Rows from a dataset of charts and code
START

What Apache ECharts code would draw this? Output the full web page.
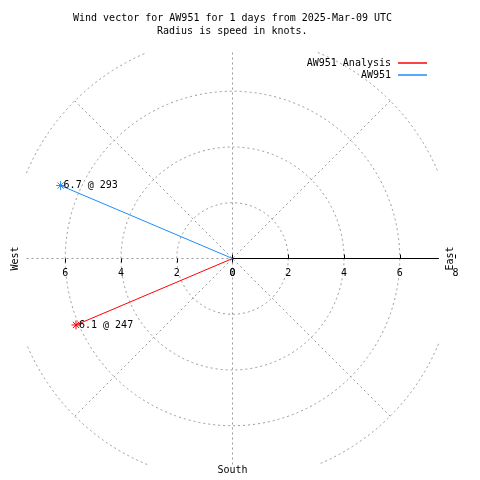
<!DOCTYPE html>
<html><head><meta charset="utf-8">
<script src="https://cdn.jsdelivr.net/npm/echarts@6/dist/echarts.min.js"></script>
<style>html,body{margin:0;padding:0;background:#fff}#c{width:480px;height:480px}</style>
</head><body><div id="c"></div>
<script>
// ---- data ----
const titleLine1 = 'Wind vector for AW951 for 1 days from 2025-Mar-09 UTC';
const titleLine2 = 'Radius is speed in knots.';
const seriesNames = ['AW951 Analysis', 'AW951'];
const seriesColors = ['#ff0000', '#1e8cff'];
const speeds = [6.1, 6.7];       // knots
const directions = [247, 293];   // degrees (compass)
const radiusMax = 8;
const radiusStep = 2;
const compassWest = 'West', compassEast = 'East', compassSouth = 'South';

// ---- layout / style ----
const FONT = 'DejaVu Sans Mono';
const CX = 232.5, CY = 258.5, R = 223, RAXIS = 206;
const GRID = '#999999';
const DASH = [2, 3];
const ASTER = 'path://M0,4L8,4M4,0L4,8M1.2,1.2L6.8,6.8M6.8,1.2L1.2,6.8';
const toAxis = a => (a < 90 ? a + 360 : a);

const hiddenAngle = (i, extra) => Object.assign({polarIndex: i, type: 'value', axisLine: {show: false}, axisTick: {show: false}, axisLabel: {show: false}, splitLine: {show: false}}, extra || {});
const hiddenRadius = (i, extra) => Object.assign({polarIndex: i, type: 'value', axisLine: {show: false}, axisTick: {show: false}, axisLabel: {show: false}, splitLine: {show: false}}, extra || {});

const center = [CX, CY];
const polar = [
  {center, radius: R},                 // 0 main (data, east ticks/labels)
  {center, radius: R * 6 / radiusMax}, // 1 rings
  {center, radius: RAXIS},             // 2 cross spokes + east axis line
  {center, radius: R},                 // 3 diagonals
  {center, radius: R}                  // 4 west ticks/labels
];
const labelStyle = {fontFamily: FONT, fontSize: 10, color: '#000'};
const angleAxis = [
  hiddenAngle(0, {min: 90, max: 450, startAngle: 0, clockwise: true}),
  hiddenAngle(1),
  hiddenAngle(2, {min: 90, max: 450, startAngle: 0, clockwise: true, interval: 90,
    splitLine: {show: true, lineStyle: {color: GRID, type: DASH, width: 1}}}),
  hiddenAngle(3, {min: 45, max: 405, startAngle: 45, clockwise: true, interval: 90,
    splitLine: {show: true, lineStyle: {color: GRID, type: DASH, width: 1}}}),
  hiddenAngle(4, {startAngle: 180})
];
const radiusAxis = [
  hiddenRadius(0, {min: 0, max: radiusMax, interval: radiusStep, z: 6,
    axisTick: {show: true, length: 4, lineStyle: {color: '#000'}},
    axisLabel: Object.assign({show: true, margin: -20}, labelStyle)}),
  hiddenRadius(1, {min: 0, max: 6, interval: radiusStep,
    splitLine: {show: true, lineStyle: {color: GRID, type: DASH, width: 1}}}),
  hiddenRadius(2, {min: 0, max: radiusMax * RAXIS / R, z: 5,
    axisLine: {show: true, lineStyle: {color: '#000', width: 1}}}),
  hiddenRadius(3, {min: 0, max: radiusMax}),
  hiddenRadius(4, {min: 0, max: radiusMax, interval: radiusStep, z: 6,
    axisTick: {show: true, length: 4, lineStyle: {color: '#000'}},
    axisLabel: Object.assign({show: true, margin: 10, showMaxLabel: false}, labelStyle)})
];

const series = seriesNames.map((name, i) => ({
  name, type: 'line', coordinateSystem: 'polar', polarIndex: 0,
  color: seriesColors[i],
  lineStyle: {color: seriesColors[i], width: 1},
  itemStyle: {color: seriesColors[i], borderColor: seriesColors[i], borderWidth: 1},
  showSymbol: true, z: 10,
  data: [
    {value: [0, toAxis(directions[i])], symbol: 'none'},
    {value: [speeds[i], toAxis(directions[i])], symbol: ASTER, symbolSize: 9,
     label: Object.assign({show: true, position: 'right', distance: -2,
       formatter: speeds[i].toFixed(1) + ' @ ' + directions[i]}, labelStyle)}
  ]
}));

const arcs = [[22.5, 67.5], [112.5, 157.5], [202.5, 247.5], [292.5, 337.5]].map(a => ({
  type: 'arc', silent: true,
  shape: {cx: CX, cy: CY, r: R, startAngle: a[0] * Math.PI / 180, endAngle: a[1] * Math.PI / 180, clockwise: true},
  style: {stroke: GRID, fill: null, lineDash: DASH, lineWidth: 1}
}));
const txt = (text, x, y, rot) => ({type: 'text', x, y, rotation: rot || 0,
  style: {text, fill: '#000', font: '10px "' + FONT + '"', textAlign: 'center', textVerticalAlign: 'middle'}});

const chart = echarts.init(document.getElementById('c'), null, {renderer: 'canvas'});
chart.setOption({
  animation: false,
  backgroundColor: '#fff',
  title: [
    {text: titleLine1, left: 73, top: 13, padding: 0, textStyle: {fontFamily: FONT, fontSize: 10, fontWeight: 'normal', color: '#000'}},
    {text: titleLine2, left: 157, top: 26, padding: 0, textStyle: {fontFamily: FONT, fontSize: 10, fontWeight: 'normal', color: '#000'}}
  ],
  legend: {
    orient: 'vertical', right: 53, top: 57, align: 'right', icon: 'rect',
    itemWidth: 29, itemHeight: 1.5, itemGap: 0, padding: 0,
    itemStyle: {borderWidth: 0},
    textStyle: {fontFamily: FONT, fontSize: 10, color: '#000', lineHeight: 12, padding: [0, 2, 0, 0]},
    data: seriesNames
  },
  polar, angleAxis, radiusAxis, series,
  graphic: arcs.concat([
    txt(compassWest, 15, CY, Math.PI / 2),
    txt(compassEast, 450, CY, Math.PI / 2),
    txt(compassSouth, CX, 470)
  ])
});
</script></body></html>
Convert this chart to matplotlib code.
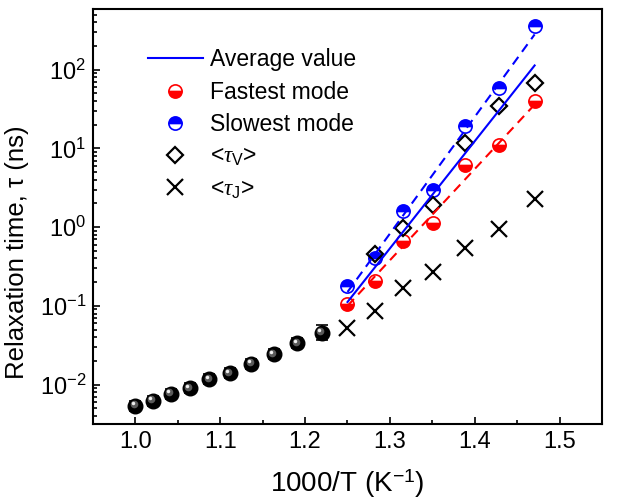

END

▶ **Exercise goal**
Write the records out again in full, exactly, and skip every picture.

▶ **Answer to this problem**
What Apache ECharts code would draw this? Output the full web page.
<!DOCTYPE html>
<html><head><meta charset="utf-8">
<script src="https://cdn.jsdelivr.net/npm/echarts@6/dist/echarts.min.js"></script>
<style>html,body{margin:0;padding:0;background:#fff}#c{width:480px;height:480px}</style>
</head><body><div id="c"></div>
<script>
// ---- data ----
const titleLine1 = 'Wind vector for AW951 for 1 days from 2025-Mar-09 UTC';
const titleLine2 = 'Radius is speed in knots.';
const seriesNames = ['AW951 Analysis', 'AW951'];
const seriesColors = ['#ff0000', '#1e8cff'];
const speeds = [6.1, 6.7];       // knots
const directions = [247, 293];   // degrees (compass)
const radiusMax = 8;
const radiusStep = 2;
const compassWest = 'West', compassEast = 'East', compassSouth = 'South';

// ---- layout / style ----
const FONT = 'DejaVu Sans Mono';
const CX = 232.5, CY = 258.5, R = 223, RAXIS = 206;
const GRID = '#999999';
const DASH = [2, 3];
const ASTER = 'path://M0,4L8,4M4,0L4,8M1.2,1.2L6.8,6.8M6.8,1.2L1.2,6.8';
const toAxis = a => (a < 90 ? a + 360 : a);

const hiddenAngle = (i, extra) => Object.assign({polarIndex: i, type: 'value', axisLine: {show: false}, axisTick: {show: false}, axisLabel: {show: false}, splitLine: {show: false}}, extra || {});
const hiddenRadius = (i, extra) => Object.assign({polarIndex: i, type: 'value', axisLine: {show: false}, axisTick: {show: false}, axisLabel: {show: false}, splitLine: {show: false}}, extra || {});

const center = [CX, CY];
const polar = [
  {center, radius: R},                 // 0 main (data, east ticks/labels)
  {center, radius: R * 6 / radiusMax}, // 1 rings
  {center, radius: RAXIS},             // 2 cross spokes + east axis line
  {center, radius: R},                 // 3 diagonals
  {center, radius: R}                  // 4 west ticks/labels
];
const labelStyle = {fontFamily: FONT, fontSize: 10, color: '#000'};
const angleAxis = [
  hiddenAngle(0, {min: 90, max: 450, startAngle: 0, clockwise: true}),
  hiddenAngle(1),
  hiddenAngle(2, {min: 90, max: 450, startAngle: 0, clockwise: true, interval: 90,
    splitLine: {show: true, lineStyle: {color: GRID, type: DASH, width: 1}}}),
  hiddenAngle(3, {min: 45, max: 405, startAngle: 45, clockwise: true, interval: 90,
    splitLine: {show: true, lineStyle: {color: GRID, type: DASH, width: 1}}}),
  hiddenAngle(4, {startAngle: 180})
];
const radiusAxis = [
  hiddenRadius(0, {min: 0, max: radiusMax, interval: radiusStep, z: 6,
    axisTick: {show: true, length: 4, lineStyle: {color: '#000'}},
    axisLabel: Object.assign({show: true, margin: -20}, labelStyle)}),
  hiddenRadius(1, {min: 0, max: 6, interval: radiusStep,
    splitLine: {show: true, lineStyle: {color: GRID, type: DASH, width: 1}}}),
  hiddenRadius(2, {min: 0, max: radiusMax * RAXIS / R, z: 5,
    axisLine: {show: true, lineStyle: {color: '#000', width: 1}}}),
  hiddenRadius(3, {min: 0, max: radiusMax}),
  hiddenRadius(4, {min: 0, max: radiusMax, interval: radiusStep, z: 6,
    axisTick: {show: true, length: 4, lineStyle: {color: '#000'}},
    axisLabel: Object.assign({show: true, margin: 10, showMaxLabel: false}, labelStyle)})
];

const series = seriesNames.map((name, i) => ({
  name, type: 'line', coordinateSystem: 'polar', polarIndex: 0,
  color: seriesColors[i],
  lineStyle: {color: seriesColors[i], width: 1},
  itemStyle: {color: seriesColors[i], borderColor: seriesColors[i], borderWidth: 1},
  showSymbol: true, z: 10,
  data: [
    {value: [0, toAxis(directions[i])], symbol: 'none'},
    {value: [speeds[i], toAxis(directions[i])], symbol: ASTER, symbolSize: 9,
     label: Object.assign({show: true, position: 'right', distance: -2,
       formatter: speeds[i].toFixed(1) + ' @ ' + directions[i]}, labelStyle)}
  ]
}));

const arcs = [[22.5, 67.5], [112.5, 157.5], [202.5, 247.5], [292.5, 337.5]].map(a => ({
  type: 'arc', silent: true,
  shape: {cx: CX, cy: CY, r: R, startAngle: a[0] * Math.PI / 180, endAngle: a[1] * Math.PI / 180, clockwise: true},
  style: {stroke: GRID, fill: null, lineDash: DASH, lineWidth: 1}
}));
const txt = (text, x, y, rot) => ({type: 'text', x, y, rotation: rot || 0,
  style: {text, fill: '#000', font: '10px "' + FONT + '"', textAlign: 'center', textVerticalAlign: 'middle'}});

const chart = echarts.init(document.getElementById('c'), null, {renderer: 'canvas'});
chart.setOption({
  animation: false,
  backgroundColor: '#fff',
  title: [
    {text: titleLine1, left: 73, top: 13, padding: 0, textStyle: {fontFamily: FONT, fontSize: 10, fontWeight: 'normal', color: '#000'}},
    {text: titleLine2, left: 157, top: 26, padding: 0, textStyle: {fontFamily: FONT, fontSize: 10, fontWeight: 'normal', color: '#000'}}
  ],
  legend: {
    orient: 'vertical', right: 53, top: 57, align: 'right', icon: 'rect',
    itemWidth: 29, itemHeight: 1.5, itemGap: 0, padding: 0,
    itemStyle: {borderWidth: 0},
    textStyle: {fontFamily: FONT, fontSize: 10, color: '#000', lineHeight: 12, padding: [0, 2, 0, 0]},
    data: seriesNames
  },
  polar, angleAxis, radiusAxis, series,
  graphic: arcs.concat([
    txt(compassWest, 15, CY, Math.PI / 2),
    txt(compassEast, 450, CY, Math.PI / 2),
    txt(compassSouth, CX, 470)
  ])
});
</script></body></html>
Convert this chart to matplotlib code.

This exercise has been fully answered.